Уже сам всеобщий переход в католицизм…
Во-первых, Литва к тому времени оставалась языческой, по крайней мере, на 50–60 %, и местные язычники вовсе не торопились становиться верными сынами апостольской церкви.
Во-вторых, православные подданные Великого князя совершенно не собирались перекрещиваться в католицизм. Судя по всему, византийская вера вполне устраивала их, и даже пример братской Польши не заставлял поторопиться.
В 1387 году новообращенный язычник Ягайло дал «привилей» феодалам, исповедующим католичество. Подтверждались их вотчинные права, они освобождались от части натуральных повинностей в пользу Великого князя. Католики получали право участвовать в сейме, иметь гербы, занимать государственные должности.
Впервые в истории Литвы православные и католики были поставлены в неравное положение, и на православных это произвело не самое лучшее впечатление… Скорее всего и на многих католиков — тоже. Борьба за правильную веру путем ведения военных действий очень уж напоминала действия Тевтонского ордена… С которыми литовцы были уж слишком хорошо знакомы.
А кроме того, далеко не все подданные Великого князя — и простонародье, и горожане, и воины, и знать — так уж стремились к пресловутой «инкорпорации». Великое княжество привыкло числить себя вполне самостоятельной державой и далеко не без серьезных оснований. Вопрос был только в том, кто сможет возглавить Великолитовскую партию и какие формы примет борьба против «инкорпорации».

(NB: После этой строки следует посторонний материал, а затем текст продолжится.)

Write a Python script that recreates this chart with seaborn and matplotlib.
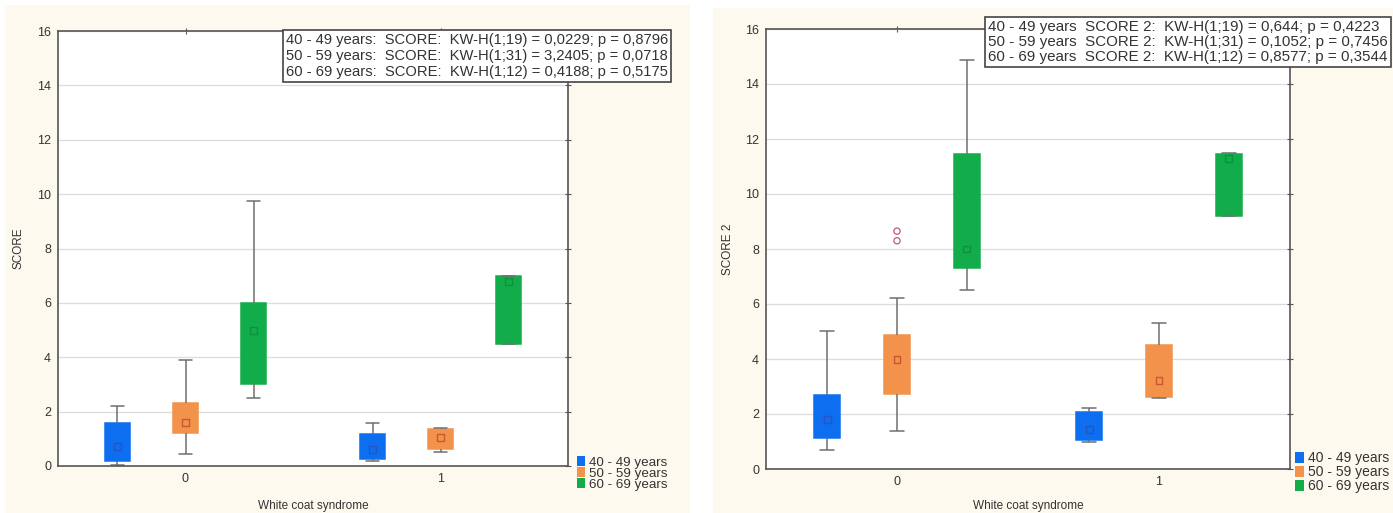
import numpy as np
import pandas as pd
import matplotlib
matplotlib.use('Agg')
import matplotlib.pyplot as plt
from matplotlib.patches import Patch, Rectangle
import seaborn as sns

# Categories
ages = ['40 - 49 years', '50 - 59 years', '60 - 69 years']
wcs = ['0', '1']
colors = ['#0d6ff0', '#f3924a', '#12ad4a']
median_colors = ['#2a4fb8', '#c0482c', '#0b8a3a']

# Box summaries, order: (0, 40-49), (0, 50-59), (0, 60-69), (1, 40-49), (1, 50-59), (1, 60-69)
score_min = [0.05, 0.43, 2.5, 0.2, 0.5, 4.5]
score_q1 = [0.2, 1.22, 3.0, 0.25, 0.61, 4.5]
score_med = [0.7, 1.6, 5.0, 0.6, 1.05, 6.8]
score_q3 = [1.6, 2.3, 6.0, 1.18, 1.35, 7.0]
score_max = [2.2, 3.9, 9.75, 1.6, 1.4, 7.0]

score2_min = [0.7, 1.39, 6.5, 1.0, 2.6, 9.2]
score2_q1 = [1.14, 2.72, 7.32, 1.05, 2.63, 9.2]
score2_med = [1.79, 3.99, 8.0, 1.45, 3.21, 11.3]
score2_q3 = [2.7, 4.89, 11.46, 2.06, 4.52, 11.47]
score2_max = [5.02, 6.21, 14.89, 2.23, 5.3, 11.5]

# Outliers (SCORE 2, white coat 0, 50 - 59 years)
out_wcs = ['0', '0']
out_age = ['50 - 59 years', '50 - 59 years']
out_val = [8.3, 8.65]

# Kruskal-Wallis annotations
kw_n = [19, 31, 12]
kw_h = ['0,0229', '3,2405', '0,4188']
kw_p = ['0,8796', '0,0718', '0,5175']
kw2_h = ['0,644', '0,1052', '0,8577']
kw2_p = ['0,4223', '0,7456', '0,3544']

groups = [(w, a) for w in wcs for a in ages]


def long_table(mins, q1s, meds, q3s, maxs):
    rows = []
    for (w, a), lo, q1, md, q3, hi in zip(groups, mins, q1s, meds, q3s, maxs):
        for v in (lo, q1, md, q3, hi):
            rows.append({'wcs': w, 'age': a, 'value': v})
    return pd.DataFrame(rows)


def median_table(meds):
    return pd.DataFrame({'wcs': [g[0] for g in groups],
                         'age': [g[1] for g in groups],
                         'value': meds})


sns.set_theme(style='white')
plt.rcParams['font.family'] = ['Liberation Sans', 'DejaVu Sans']
plt.rcParams['text.color'] = '#333333'
plt.rcParams['axes.labelcolor'] = '#333333'
plt.rcParams['xtick.color'] = '#333333'
plt.rcParams['ytick.color'] = '#333333'

fig = plt.figure(figsize=(13.93, 5.13), dpi=100, facecolor='white')
fig.patches.append(Rectangle((5 / 1393, 0), 685 / 1393, 508 / 513, transform=fig.transFigure,
                             facecolor='#fdf9ef', edgecolor='none', zorder=-10))
fig.patches.append(Rectangle((713 / 1393, 0), 680 / 1393, 505 / 513, transform=fig.transFigure,
                             facecolor='#fdf9ef', edgecolor='none', zorder=-10))

ax1 = fig.add_axes([58 / 1393, 1 - 466 / 513, 510 / 1393, 435 / 513])
ax2 = fig.add_axes([766 / 1393, 1 - 469 / 513, 524 / 1393, 440 / 513])


def draw_panel(ax, df, med, ylabel, ylabelpad, xlabelpad):
    sns.boxplot(data=df, x='wcs', y='value', hue='age', order=wcs, hue_order=ages,
                palette=colors, saturation=1, whis=np.inf, gap=0.62, width=0.8,
                linecolor='#6f6f6f', linewidth=1.1, showfliers=False,
                medianprops={'linewidth': 0}, legend=False, ax=ax)
    for p in ax.patches:
        p.set_edgecolor(p.get_facecolor())
    n0 = len(ax.collections)
    sns.stripplot(data=med, x='wcs', y='value', hue='age', order=wcs, hue_order=ages,
                  palette=median_colors, dodge=True, jitter=False, marker='s', size=5,
                  legend=False, ax=ax, zorder=5)
    for c in ax.collections[n0:]:
        fc = c.get_facecolor()
        c.set_edgecolor(fc)
        c.set_facecolor('none')
        c.set_linewidth(1.0)
        c.set_alpha(0.8)
    ax.set_ylim(0, 16)
    ax.set_xlim(-0.5, 1.5)
    ax.set_yticks(np.arange(0, 17, 2))
    ax.yaxis.grid(True, color='#dcdcdc', linewidth=0.9)
    ax.set_axisbelow(True)
    ax.set_facecolor('white')
    for s in ax.spines.values():
        s.set_color('#555555')
        s.set_linewidth(1.2)
    ax.tick_params(direction='inout', length=4, width=0.8, top=True, right=True,
                   labelsize=9, colors='#555555', labelcolor='#333333', pad=3)
    ax.set_xlabel('White coat syndrome', fontsize=8.5, labelpad=xlabelpad)
    ax.set_ylabel(ylabel, fontsize=8.5, labelpad=ylabelpad)


draw_panel(ax1, long_table(score_min, score_q1, score_med, score_q3, score_max),
           median_table(score_med), 'SCORE', 9, 11)
draw_panel(ax2, long_table(score2_min, score2_q1, score2_med, score2_q3, score2_max),
           median_table(score2_med), 'SCORE 2', 8, 9)

outliers = pd.DataFrame({'wcs': out_wcs, 'age': out_age, 'value': out_val})
n0 = len(ax2.collections)
sns.stripplot(data=outliers, x='wcs', y='value', hue='age', order=wcs, hue_order=ages,
              palette=['#c05878'] * 3, dodge=True, jitter=False, marker='o', size=4.5,
              legend=False, ax=ax2, zorder=5)
for c in ax2.collections[n0:]:
    c.set_edgecolor('#c05878')
    c.set_facecolor('none')
    c.set_linewidth(0.9)

# annotation boxes
lines1 = [f'{a}:  SCORE:  KW-H(1;{n}) = {h}; p = {p}' for a, n, h, p in zip(ages, kw_n, kw_h, kw_p)]
lines2 = [f'{a}  SCORE 2:  KW-H(1;{n}) = {h}; p = {p}' for a, n, h, p in zip(ages, kw_n, kw2_h, kw2_p)]
box = dict(boxstyle='square,pad=0.2', facecolor='white', edgecolor='#444444', linewidth=1.2)
fig.text(286 / 1393, 1 - 33 / 513, '\n'.join(lines1), ha='left', va='top', fontsize=10.6,
         linespacing=1.18, bbox=box)
fig.text(988 / 1393, 1 - 20 / 513, '\n'.join(lines2), ha='left', va='top', fontsize=10.9,
         linespacing=1.1, bbox=box)

# legends
handles = [Patch(facecolor=c, edgecolor='none', label=a) for c, a in zip(colors, ages)]
ax1.legend(handles=handles, loc='upper left', bbox_to_anchor=(1.012, 0.028), frameon=False,
           fontsize=9.6, handlelength=0.6, handleheight=0.75, handletextpad=0.3,
           labelspacing=-0.12, borderaxespad=0.0, borderpad=0.2)
ax2.legend(handles=handles, loc='upper left', bbox_to_anchor=(1.005, 0.047), frameon=False,
           fontsize=10, handlelength=0.6, handleheight=0.8, handletextpad=0.3,
           labelspacing=0.0, borderaxespad=0.0, borderpad=0.2)

fig.savefig('out.png', dpi=100)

Чтобы понять, кто стал лидером Великолитовской партии, необходимо заняться еще немного династическими делами: правящим в Литве домом Гедиминаса.

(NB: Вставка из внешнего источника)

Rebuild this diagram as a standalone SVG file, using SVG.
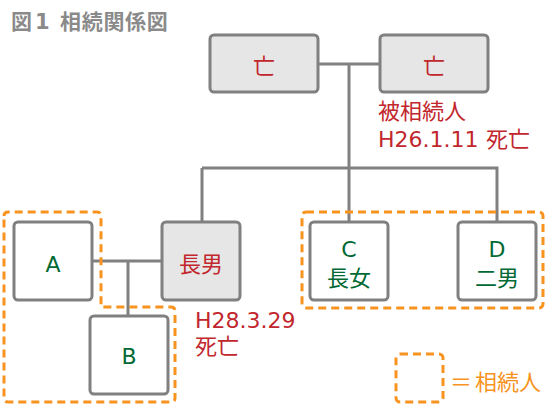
<svg xmlns="http://www.w3.org/2000/svg" width="550" height="405" viewBox="0 0 550 405">
<style>
text{font-family:"DejaVu Sans","Noto Sans CJK JP",sans-serif;font-size:22px}
.box{fill:#fff;stroke:#808080;stroke-width:3}
.dead{fill:#e6e6e6;stroke:#808080;stroke-width:3}
.line{fill:none;stroke:#808080;stroke-width:3}
.dash{fill:none;stroke:#f7931e;stroke-width:3;stroke-dasharray:8,5}
.red{fill:#c1272d}
.grn{fill:#006934}
.org{fill:#f7931e}
.c{text-anchor:middle}
.title{fill:#8a8a8a;font-weight:bold;font-size:21px}
</style>
<rect width="550" height="405" fill="#fff"/>
<text class="title" y="29"><tspan x="11">図</tspan><tspan x="35">1</tspan><tspan x="60" style="letter-spacing:0.7px">相続関係図</tspan></text>
<g id="connectors">
<path class="line" d="M318,64H380M349,64V222M202,168H497V222M202,168V222M92,261H162M128,261V316"/>
</g>
<g id="parent1"><rect class="dead" x="210" y="35" width="108" height="57" rx="4"/><text class="red c" x="264" y="74">亡</text></g>
<g id="parent2"><rect class="dead" x="380" y="35" width="108" height="57" rx="4"/><text class="red c" x="434" y="74">亡</text>
<text class="red" x="378" y="119">被相続人</text><text class="red" y="147"><tspan x="378">H26.1.11</tspan><tspan x="486">死亡</tspan></text></g>
<g id="eldest-son"><rect class="dead" x="162" y="222" width="78" height="78" rx="4"/><text class="red c" x="201" y="272">長男</text>
<text class="red" x="195" y="328">H28.3.29</text><text class="red" x="195" y="354">死亡</text></g>
<g id="A"><rect class="box" x="14" y="222" width="78" height="78" rx="4"/><text class="grn c" x="53" y="272">A</text></g>
<g id="B"><rect class="box" x="90" y="316" width="78" height="78" rx="4"/><text class="grn c" x="129" y="364">B</text></g>
<g id="C"><rect class="box" x="310" y="222" width="78" height="78" rx="4"/><text class="grn c" x="349" y="257">C</text><text class="grn c" x="349" y="286">長女</text></g>
<g id="D"><rect class="box" x="458" y="222" width="78" height="78" rx="4"/><text class="grn c" x="497" y="257">D</text><text class="grn c" x="497" y="286">二男</text></g>
<g id="heirs-left"><path class="dash" d="M4,216Q4,212 8,212H97Q101,212 101,216V307H171Q175,307 175,311V398Q175,402 171,402H8Q4,402 4,398Z"/></g>
<g id="heirs-right"><rect class="dash" x="302" y="212" width="241" height="96" rx="4"/></g>
<g id="legend"><rect class="dash" x="396" y="354" width="47" height="48" rx="4"/><text class="org" y="390"><tspan x="450">＝</tspan><tspan x="475">相続人</tspan></text></g>
</svg>
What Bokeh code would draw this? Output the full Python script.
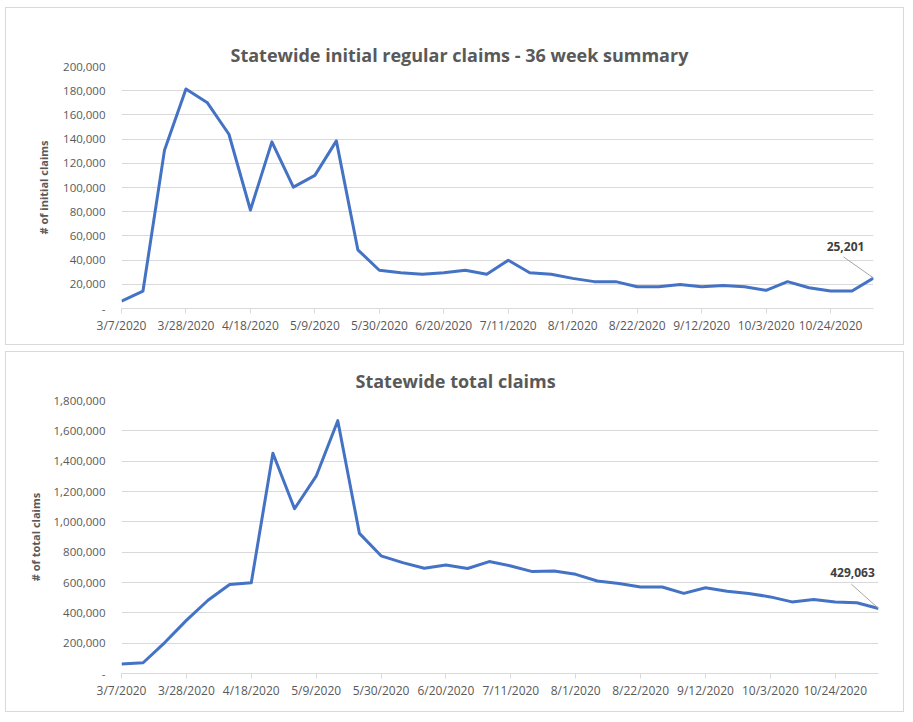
from bokeh.plotting import figure
from bokeh.layouts import column
from bokeh.models import (Range1d, FixedTicker, NumeralTickFormatter, Label, Title,
                          LinearAxis)
from bokeh.embed import file_html
from bokeh.resources import INLINE

weeks = ["3/7/2020", "3/14/2020", "3/21/2020", "3/28/2020", "4/4/2020", "4/11/2020",
         "4/18/2020", "4/25/2020", "5/2/2020", "5/9/2020", "5/16/2020", "5/23/2020",
         "5/30/2020", "6/6/2020", "6/13/2020", "6/20/2020", "6/27/2020", "7/4/2020",
         "7/11/2020", "7/18/2020", "7/25/2020", "8/1/2020", "8/8/2020", "8/15/2020",
         "8/22/2020", "8/29/2020", "9/5/2020", "9/12/2020", "9/19/2020", "9/26/2020",
         "10/3/2020", "10/10/2020", "10/17/2020", "10/24/2020", "10/31/2020", "11/7/2020"]

initial_claims = [6100, 14400, 130700, 181400, 170000, 144000, 81400, 137700, 100300,
                  110000, 138500, 48500, 31600, 29600, 28300, 29600, 31600, 28300,
                  39900, 29600, 28300, 24900, 22200, 22200, 18000, 18000, 19900,
                  18000, 19100, 18000, 15000, 22200, 17200, 14400, 14400, 25201]

total_claims = [62000, 71000, 204000, 350000, 483000, 587000, 598000, 1452000, 1086000,
                1301000, 1667000, 924000, 776000, 731000, 694000, 716000, 692000, 738000,
                709000, 672000, 676000, 654000, 610000, 594000, 570000, 570000, 528000,
                565000, 543000, 528000, 505000, 472000, 488000, 472000, 466000, 429063]

tick_weeks = list(range(0, 36, 3))

TEXT = "#595959"
GRID = "#d9d9d9"
BLUE = "#4472C4"
FONT = "Open Sans"


def make_chart(values, title, ylabel, ymax, ystep, frame, borders,
               title_offset, title_standoff, spacer, label_off, leader_off, ylabel_standoff):
    fw, fh = frame
    left, right, top, bottom = borders
    x = list(range(len(values)))
    p = figure(frame_width=fw, frame_height=fh, output_backend="svg", toolbar_location=None,
               x_range=Range1d(0, len(values) - 1), y_range=Range1d(0, ymax),
               min_border_left=left, min_border_right=right,
               min_border_top=top, min_border_bottom=bottom)
    p.outline_line_color = None
    p.background_fill_color = "white"
    p.border_fill_color = "white"
    p.styles = {"border": "1px solid #d9d9d9"}

    p.title = Title(text=title, text_font=FONT, text_font_size="18px",
                    text_font_style="bold", text_color=TEXT, align="left",
                    offset=title_offset, standoff=title_standoff)

    p.line(x, values, line_color=BLUE, line_width=3, line_join="round")

    # bottom (category) axis
    xa = p.below[0]
    xa.ticker = FixedTicker(ticks=tick_weeks)
    xa.major_label_overrides = {i: weeks[i] for i in tick_weeks}
    xa.axis_line_color = GRID
    xa.major_tick_line_color = GRID
    xa.major_tick_out = 5
    xa.major_tick_in = 0
    xa.minor_tick_line_color = None
    xa.major_label_standoff = 3
    xa.major_label_text_font = FONT
    xa.major_label_text_font_size = "12px"
    xa.major_label_text_color = TEXT

    # value axis
    ya = p.left[0]
    ya.ticker = FixedTicker(ticks=list(range(0, ymax + 1, ystep)))
    ya.formatter = NumeralTickFormatter(format="0,0")
    ya.major_label_overrides = {0: "-"}
    ya.axis_line_color = None
    ya.major_tick_line_color = None
    ya.minor_tick_line_color = None
    ya.major_label_standoff = 10
    ya.major_label_text_font = FONT
    ya.major_label_text_font_size = "11.5px"
    ya.major_label_text_color = TEXT
    ya.axis_label = ylabel
    ya.axis_label_text_font = FONT
    ya.axis_label_text_font_size = "11px"
    ya.axis_label_text_font_style = "bold"
    ya.axis_label_text_color = TEXT
    ya.axis_label_standoff = ylabel_standoff

    p.xgrid.grid_line_color = None
    p.ygrid.grid_line_color = GRID

    if spacer:
        # empty, invisible axis used only as a gap between title and plotting area
        gap = LinearAxis(ticker=FixedTicker(ticks=[]), axis_line_color=None,
                         major_tick_line_color=None, minor_tick_line_color=None,
                         major_tick_out=spacer, major_tick_in=0, minor_tick_out=0,
                         minor_tick_in=0, major_label_standoff=0)
        p.add_layout(gap, "above")

    # data label for last point with leader line
    px_x = fw / (len(values) - 1)
    px_y = fh / ymax
    lx, ly = x[-1], values[-1]
    p.segment(x0=[lx + leader_off[0] / px_x], y0=[ly + leader_off[1] / px_y],
              x1=[lx], y1=[ly], line_color="#a6a6a6", line_width=1)
    p.add_layout(Label(x=lx, y=ly, x_offset=label_off[0], y_offset=label_off[1],
                       text=f"{ly:,}", text_font=FONT, text_font_size="12px",
                       text_font_style="bold", text_color="#404040",
                       text_align="center", text_baseline="middle"))
    return p


p1 = make_chart(initial_claims, "Statewide initial regular claims - 36 week summary",
                "# of initial claims", 200000, 20000, (750, 240),
                (114, 33, 58, 38), 109, 0, 23, (-28, 32), (-30, 21), 9)
p2 = make_chart(total_claims, "Statewide total claims",
                "# of total claims", 1800000, 200000, (755, 271),
                (115, 27, 48, 40), 234, 15, 0, (-26, 36), (-27, 24), 8)

layout = column(p1, p2, spacing=6, margin=(7, 0, 0, 5))
open("out.html", "w").write(file_html(layout, INLINE))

Из детей Гедиминаса, погибшего в 1341 году под Велюоной, фактически княжили двое. Альгердас-Ольгерд и Кейстут, который фактически разделил с Ольгердом великокняжеский престол. Никаких обычаев, а тем более законов о единонаследии и о правилах наследования тогда в Литве не существовало. Фактически власть брал тот из сыновей, у которого были желание и сила. В ходе династических «разборок» — дележки наследства Гедиминаса, Кейстут явился в Вильно «конно, людно и оружно», выгнал из замка младшего брата и сделал Ольгерду предложение, от которого тот не смог отказаться.